Еще я верю в антилоп. Они совершенны в плане скорости и выносливости. Я никогда не видел и не слышал об антилопе, которая тренировала бы гибкость, делала растяжки или поднимала тяжести для наращивания силы. Я никогда не слышал, чтобы кто-то из копытных делал что-то, кроме как ел и бегал. Однако, если бы я читал современную литературу по физкультуре, вроде недавней прекрасной книги Макардла, Кэча и Кэча о питании при занятиях спортом или книги «Премудрость бега» (The Lore of Running) Тима Ноакса, я бы не только растягивался, тренировался на скорость и поднимал тяжести, но делал бы и разминки с заминками. Разумеется, я слышал доводы в пользу всех этих упражнений, но не знал, факты это или мифы. Я подозревал, что лучшие и самые мотивированные бегуны готовы пробовать все что угодно, каким бы странным это ни было, если оно рекомендуется для улучшения показателей хотя бы с некоторым обоснованием. Если бы, например, мировой рекордсмен всегда поедал какую-то траву на основании каких-то псевдонаучных догадок, то другие подражали бы ему, и вскоре рекламодатели расхваливали бы продукт, приписывая ему особую силу. Таким образом, без всяких доказательств миф подменил бы факт. Я не видел никаких убедительных данных, которые доказывали бы, что для бегуна, который проделывает 10 или 20 миль в день, конкретный прирост был бы результатом некоторого количества растяжек или подъемов. Никогда не слышал о йоге, который был отличным бегуном. Мне казалось, что мышцы похожи на резиновые ленты – они производят силу только после натяжения. Если бы они растянуты и расслаблены, им приходится сокращаться вхолостую, пока они не станут туго натянутыми. Я никогда не растягивался.

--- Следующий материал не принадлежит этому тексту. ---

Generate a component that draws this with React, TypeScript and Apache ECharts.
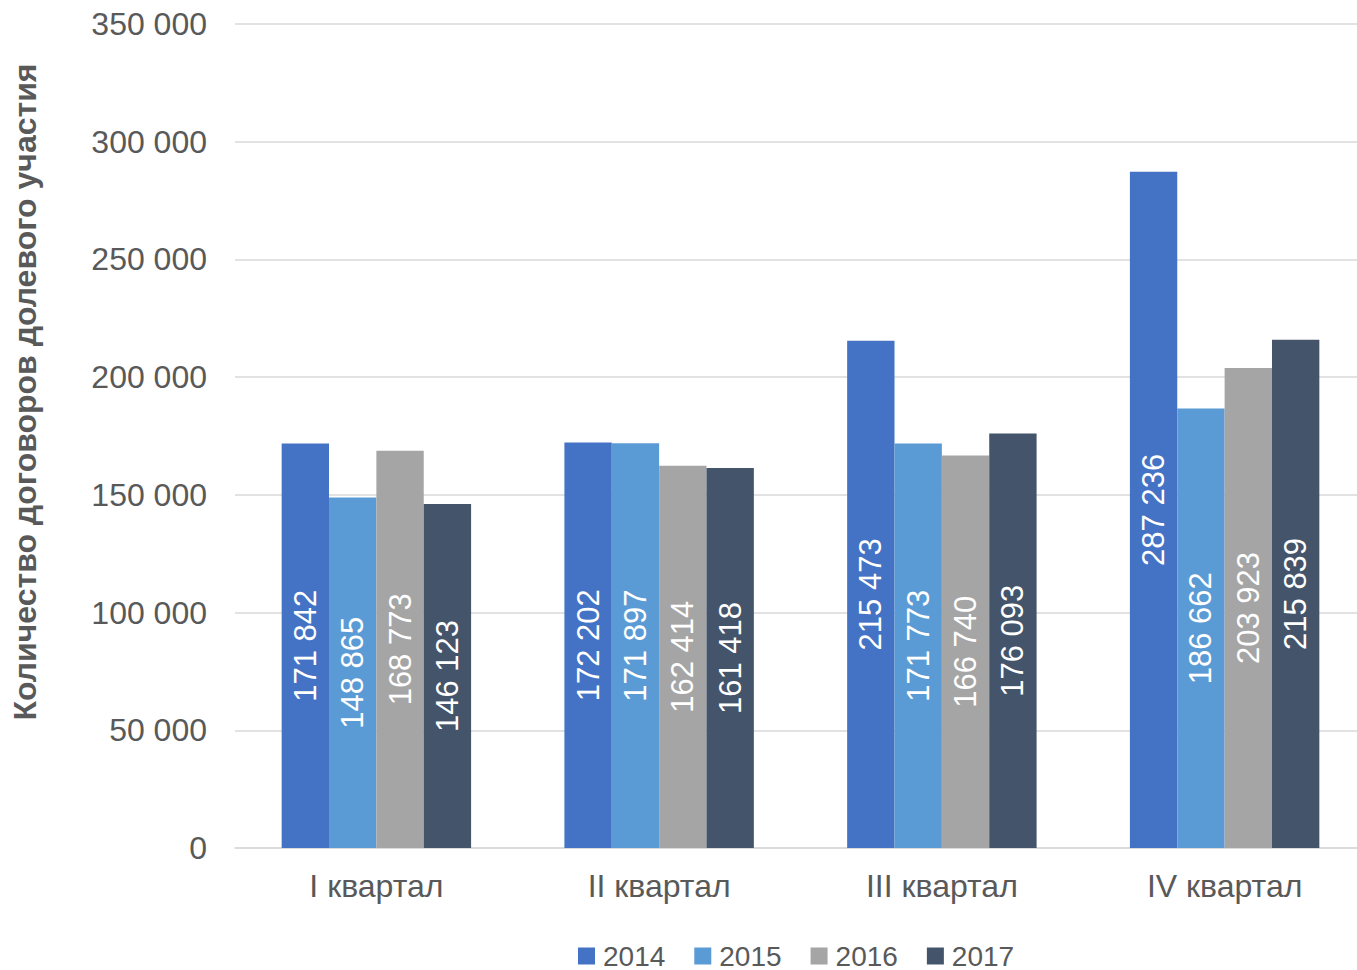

Что касается преждевременного старения, то я и здесь не знаю ни одного объективного исследования, которое выходило бы за рамки бытовой логики в попытках доказать это. Даже если рационализировать, то многие опыты на животных, от мышей до обезьян, показали, что сокращение потребления калорий (пищи) повышает здоровье и продолжительность жизни. Возможно, релевантная переменная здесь – дефицит калорий, и поэтому упражнения, уменьшая избыток калорий, должны делать то же самое, что и сокращение питания.

Очень трудно исключить множество переменных в стиле жизни бегающих людей в сравнении с пешеходами. В долголетии трудно превзойти Карлтона Менделла. Он участвовал в соревнованиях по легкой атлетике со средней школы, был членом сената от штата Мэн и бегового клуба «Роудиз». В 62 года Карлтон пробежал 125,5 мили на трассе колледжа Боуден и установил рекорд США в своей возрастной группе. К 1999 году, когда ему исполнилось 78 лет, он пробежал 126 марафонов и не собирался отказываться от бега, даже от ультрамарафонов. Я не уверен, что он постоянно бодр из-за бега или вопреки ему. Подозреваю и то и другое. Он – сам по себе эксперимент в вопросе влияния бега на жизнь. Как и я. Результаты этого эксперимента должны были скоро появиться.